David Irving builds custom motorcycle parts, and at 24, he’s already made a name for himself across the United States. Not only has he appeared on the Discovery Channel multiple times, but he also worked on most of the bikes to appear on the hit cable motorcycle construction show, “American Chopper.”
Most of the time, the chassis were built here in Oklahoma then shipped to New York for the show, but once the network flew him and his team in for a week so he could build a motorcycle frame “in-house” for an episode.
“I was the lead chassis builder and fabricator, but it was definitely a team effort,” Irving said.
He's also an avid inventor with a revolutionary new patent-pending specialty tool for Harley Davidson, which is set to be unveiled next year.
“I’m always inventing stuff,” he said. “I’ve got three other inventions that I am planning to get patented.”
In February, Irving’s debut creation, a valve spring compressor, will be introduced at an “industry-only” trade show in Cincinnati, Ohio.
“It allows you to do a job that normally would take you eight or nine hours in a fraction of the time,” Irving said, concerning the invention.
Though Irving might not look like your typical biker, if you look carefully at Irving’s right hand, you’ll notice his index finger is missing above the first knuckle. The injury is the result of an accident in 2005, when a machine caught the digit and refused to let go, but he doesn’t regret the amputation. In fact, he’s grateful for it and shares the story.
Just five months after their wedding, Irving’s wife, Hannah, mysteriously collapsed after an ordinary night out. Paralyzed on one side of her body Hannah and David contacted the best neurosurgeons in the country, but none of them would operate. The problem was that her rare condition had basically caused a stroke in her neck, and the only way doctors could get to the trouble spot would be to cut through her spinal cord, specifically the region that controls involuntary functions like breathing. Any operation to fix the problem would likely render her a quadriplegic, on a respirator for the rest of her life.
Their options were limited and hope appeared dim at best, but thanks to Irving’s nub and the sick leave and worker’s compensation it earned him, he was able to be by her side for every minute of those troubling months. If not for the missing finger, he would have been absent from work and without income to support his family.
The money also bought them a plane ticket to Stanford University, where a doctor agreed to perform the Cyberknife treatment for free, using a specialized method that would allow him to access her malady without disturbing the fragile nerves around it. The procedure was a success and they returned to Oklahoma just in time for him to return to work, as if the entire thing had been planned. Today, Hannah is back to normal, helping David run his business and finishing a degree in English at UCO.
The business they started together about two years ago is Irving Customs, Inc., where they offer custom motorcycle parts and services, allowing David to do what he loves—fabricate sheet metal parts by hand using a sandbag and a hammer for motorcycles and hot rods. A couple of well-known parts are his oil and gas tanks, some crafted in the shape of biking icons like the Iron Cross or Ace of Spades. The couple first operated out of their garage, then moved to a more permanent space about a year and a half ago.

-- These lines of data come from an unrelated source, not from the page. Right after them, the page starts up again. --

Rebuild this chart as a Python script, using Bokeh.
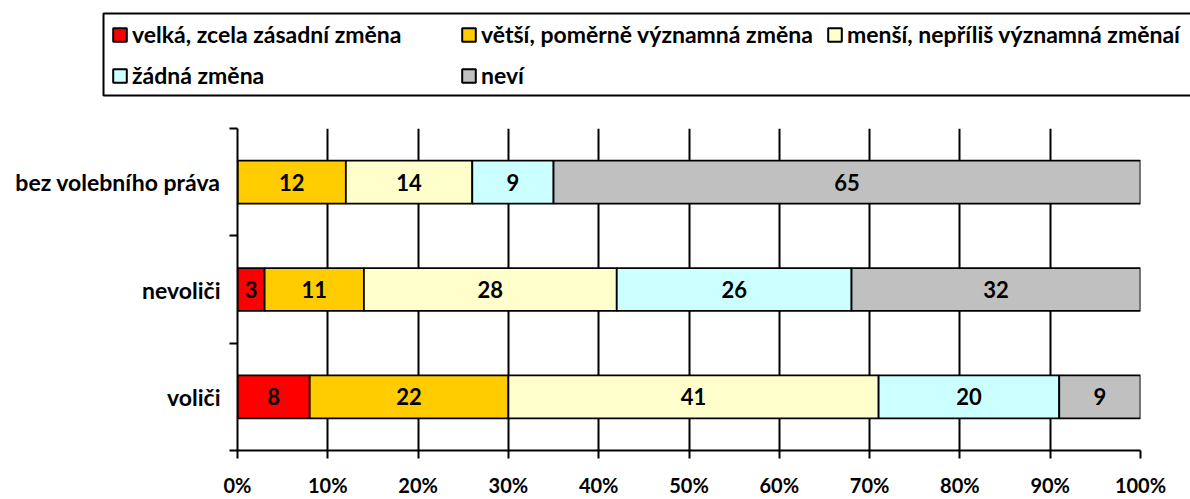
import numpy as np
from bokeh.plotting import figure
from bokeh.models import ColumnDataSource, Range1d, FixedTicker, Legend, LegendItem, BoxAnnotation
from bokeh.layouts import column
from bokeh.embed import file_html
from bokeh.resources import INLINE
from bokeh.core.properties import value

# ---- data ----
categories = ["voliči", "nevoliči", "bez volebního práva"]
series_names = [
    "velká, zcela zásadní změna",
    "větší, poměrně významná změna",
    "menší, nepříliš významná změnaí",
    "žádná změna",
    "neví",
]
velka = [8, 3, 0]
vetsi = [22, 11, 12]
mensi = [41, 28, 14]
zadna = [20, 26, 9]
nevi = [9, 32, 65]
colors = ["#FF0000", "#FFCC00", "#FFFFCC", "#CCFFFF", "#C0C0C0"]
x_ticks = [0, 10, 20, 30, 40, 50, 60, 70, 80, 90, 100]
x_tick_labels = ["0%", "10%", "20%", "30%", "40%", "50%", "60%", "70%", "80%", "90%", "100%"]

FONT = "Lato"
series = [velka, vetsi, mensi, zadna, nevi]
keys = ["s0", "s1", "s2", "s3", "s4"]
pos = [i + 0.5 for i in range(len(categories))]
bounds = [float(i) for i in range(len(categories) + 1)]

src = ColumnDataSource(dict(y=pos, **{k: s for k, s in zip(keys, series)}))

# ---- main chart ----
p = figure(width=1190, height=379, x_range=Range1d(0, 100), y_range=Range1d(0, 3),
           output_backend="svg", toolbar_location=None,
           min_border_left=237, min_border_right=50, min_border_top=8, min_border_bottom=46)
p.outline_line_color = None
p.background_fill_color = "white"

p.hbar_stack(keys, y="y", height=0.4, fill_color=colors, line_color="black",
             line_width=1.8, source=src)

# value labels
arr = np.array(series, dtype=float)
lefts = np.vstack([np.zeros(arr.shape[1]), np.cumsum(arr, axis=0)[:-1]])
centers = lefts + arr / 2
lx, ly, lt = [], [], []
for si in range(arr.shape[0]):
    for ci in range(arr.shape[1]):
        if arr[si, ci] > 0:
            lx.append(centers[si, ci])
            ly.append(pos[ci])
            lt.append(str(int(arr[si, ci])))
p.text(x=lx, y=ly, text=lt, text_align="center", text_baseline="middle",
       text_font=value(FONT), text_font_style="bold", text_font_size="22px",
       text_color="black")

# x axis
xax = p.xaxis[0]
xax.ticker = FixedTicker(ticks=x_ticks)
xax.major_label_overrides = {t: l for t, l in zip(x_ticks, x_tick_labels)}
xax.major_label_text_font = FONT
xax.major_label_text_font_style = "bold"
xax.major_label_text_font_size = "20px"
xax.major_label_text_color = "black"
xax.major_tick_out = 8
xax.major_tick_in = 0
xax.minor_tick_out = 0
xax.minor_tick_in = 0
xax.major_label_standoff = 14
xax.axis_line_color = "black"
xax.axis_line_width = 2
xax.major_tick_line_color = "black"
xax.major_tick_line_width = 2

# y axis
yax = p.yaxis[0]
yax.ticker = FixedTicker(ticks=pos, minor_ticks=bounds)
yax.major_label_overrides = {pv: c for pv, c in zip(pos, categories)}
yax.major_label_text_font = FONT
yax.major_label_text_font_style = "bold"
yax.major_label_text_font_size = "23px"
yax.major_label_text_color = "black"
yax.major_tick_out = 0
yax.major_tick_in = 0
yax.minor_tick_out = 8
yax.minor_tick_in = 0
yax.minor_tick_line_color = "black"
yax.minor_tick_line_width = 2
yax.major_label_standoff = 9
yax.axis_line_color = "black"
yax.axis_line_width = 2

p.xgrid.ticker = FixedTicker(ticks=x_ticks)
p.xgrid.grid_line_color = "black"
p.xgrid.grid_line_width = 2
p.ygrid.visible = False

# ---- legend panel ----
leg = figure(width=1190, height=120, x_range=Range1d(0, 1190), y_range=Range1d(120, 0),
             output_backend="svg", toolbar_location=None, min_border=0,
             x_axis_type=None, y_axis_type=None)
leg.frame_align = False
leg.outline_line_color = None
hidden = ColumnDataSource(dict(y=[np.nan], right=[np.nan]))
rs = [leg.hbar(y="y", right="right", height=1, fill_color=c, line_color="black",
               line_width=2, source=hidden) for c in colors]
legend = Legend(items=[LegendItem(label=n, renderers=[r]) for n, r in zip(series_names, rs)],
                location=(111, 31), ncols=3, orientation="horizontal",
                margin=0, padding=0, spacing=13, label_width=315, label_standoff=4,
                glyph_width=17, glyph_height=17,
                label_text_font=FONT, label_text_font_style="bold",
                label_text_font_size="23px", label_text_color="black",
                border_line_color=None, background_fill_alpha=0)
leg.add_layout(legend)
leg.add_layout(BoxAnnotation(left=103, right=1200, top=13, bottom=95,
                             fill_alpha=0, line_color="black", line_width=2,
                             line_alpha=1))

layout = column(leg, p)
open("out.html", "w").write(file_html(layout, INLINE))
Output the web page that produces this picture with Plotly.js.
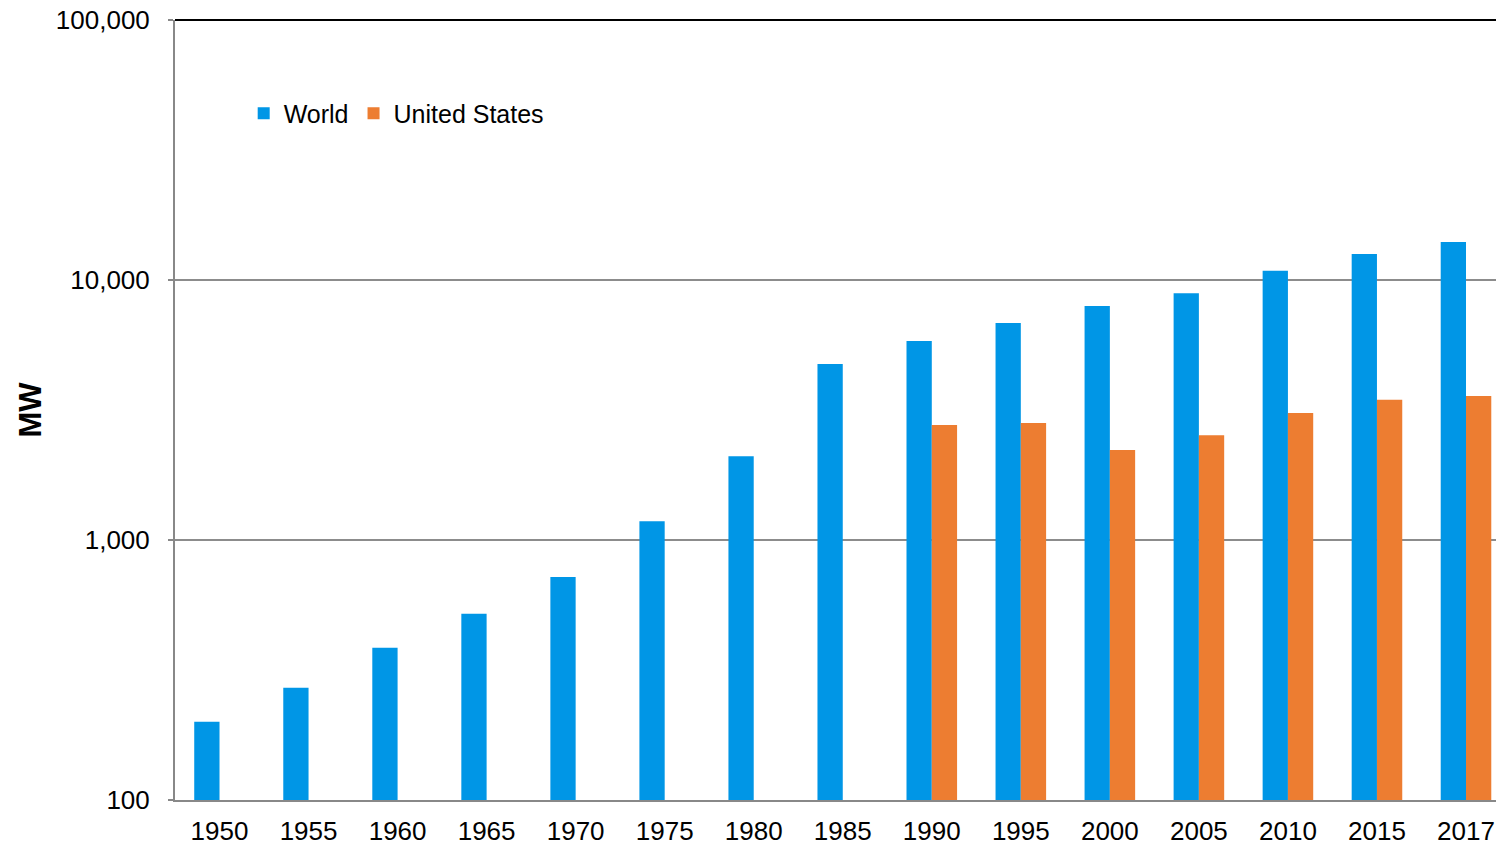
<!DOCTYPE html>
<html>
<head>
<meta charset="utf-8">
<script src="https://cdn.plot.ly/plotly-3.0.1.min.js"></script>
<style>
html,body{margin:0;padding:0;background:#fff;overflow:hidden;}
#chart{width:1496px;height:848px;}
</style>
</head>
<body>
<div id="chart"></div>
<script>
const years = ['1950','1955','1960','1965','1970','1975','1980','1985','1990','1995','2000','2005','2010','2015','2017'];
const worldMW = [200, 270, 385, 520, 720, 1180, 2100, 4750, 5820, 6830, 7950, 8900, 10850, 12600, 14000];
const usMW = [null, null, null, null, null, null, null, null, 2770, 2820, 2220, 2530, 3080, 3460, 3580];
const yTickVals = [100, 1000, 10000, 100000];
const yTickText = ['100', '1,000', '10,000', '100,000'];

const font = 'Liberation Sans, Arial, sans-serif';

const traces = [
  {type:'bar', name:'World', x:years, y:worldMW, marker:{color:'#0096E6'}},
  {type:'bar', name:'United States', x:years, y:usMW, marker:{color:'#ED7D31'}}
];

const layout = {
  width:1496, height:848,
  margin:{l:175, r:0, t:20, b:48},
  paper_bgcolor:'#fff', plot_bgcolor:'#fff',
  font:{family:font, size:26, color:'#000'},
  barmode:'group', bargap:0.432, bargroupgap:0,
  showlegend:true,
  legend:{orientation:'h', x:0.052, y:0.88, xanchor:'left', yanchor:'middle',
          font:{family:font, size:25, color:'#000'}, bgcolor:'rgba(0,0,0,0)', traceorder:'normal'},
  xaxis:{type:'category', range:[-0.5, 14.337], showgrid:false, showline:true,
         linecolor:'#888', linewidth:2, ticks:'', tickfont:{size:26}, ticklabelstandoff:7, fixedrange:true},
  yaxis:{type:'log', range:[2,5], tickvals:yTickVals, ticktext:yTickText,
         showgrid:true, gridcolor:'#8c8c8c', gridwidth:1.5, showline:true, linecolor:'#888', linewidth:2,
         ticks:'outside', ticklen:5, tickcolor:'#888', tickwidth:1.5, ticklabelstandoff:13,
         tickfont:{size:26}, zeroline:false,
         title:{text:'<b>MW</b>', font:{size:31, family:font}, standoff:5}},
  shapes:[{type:'line', xref:'paper', yref:'paper', x0:0, x1:1, y0:1, y1:1, line:{color:'#000', width:2}}]
};

Plotly.newPlot('chart', traces, layout, {displayModeBar:false, staticPlot:true});
</script>
</body>
</html>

Irving also started Nub Tools to help sell his inventions, named in honor of the providential stump finger that helped make the very difficult time in their lives much easier.
But one of the things Irving is most excited about is his upcoming line of Invader motorcycle wheels, which will make him one of only three companies in the nation that make them. Invaders are specialty wheels that became popular in the ‘70s, with five spokes made of square tubing, turned on edge like a diamond.

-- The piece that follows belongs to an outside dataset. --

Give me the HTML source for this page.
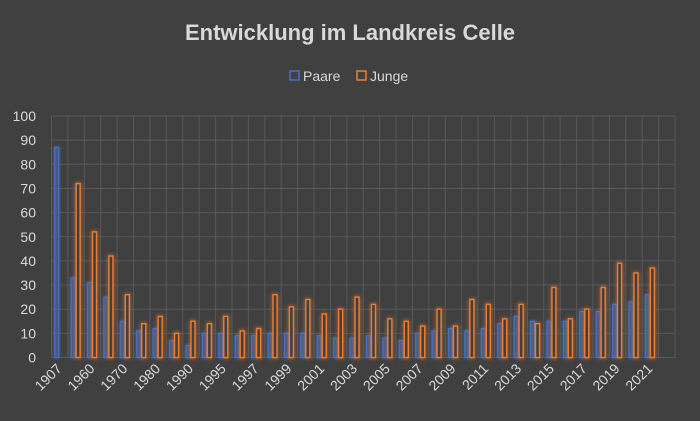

“I’ll offer nostalgic Invader-style wheels, but I’ll also have the designs that are specific to my company. I’m taking it back to the old school and making them out of steel—by hand,” Irving said. “It kind of gives it more of a personal touch and that personality of a handmade item, not some mass produced-machined part.” He says they’ll be more affordable than the standard aluminum wheels that come off of an assembly line.
Aside from all the excitement surrounding his new inventions and Invader wheels, Irving’s just happy to be able to do what he loves, with Hannah healthy and right there beside him.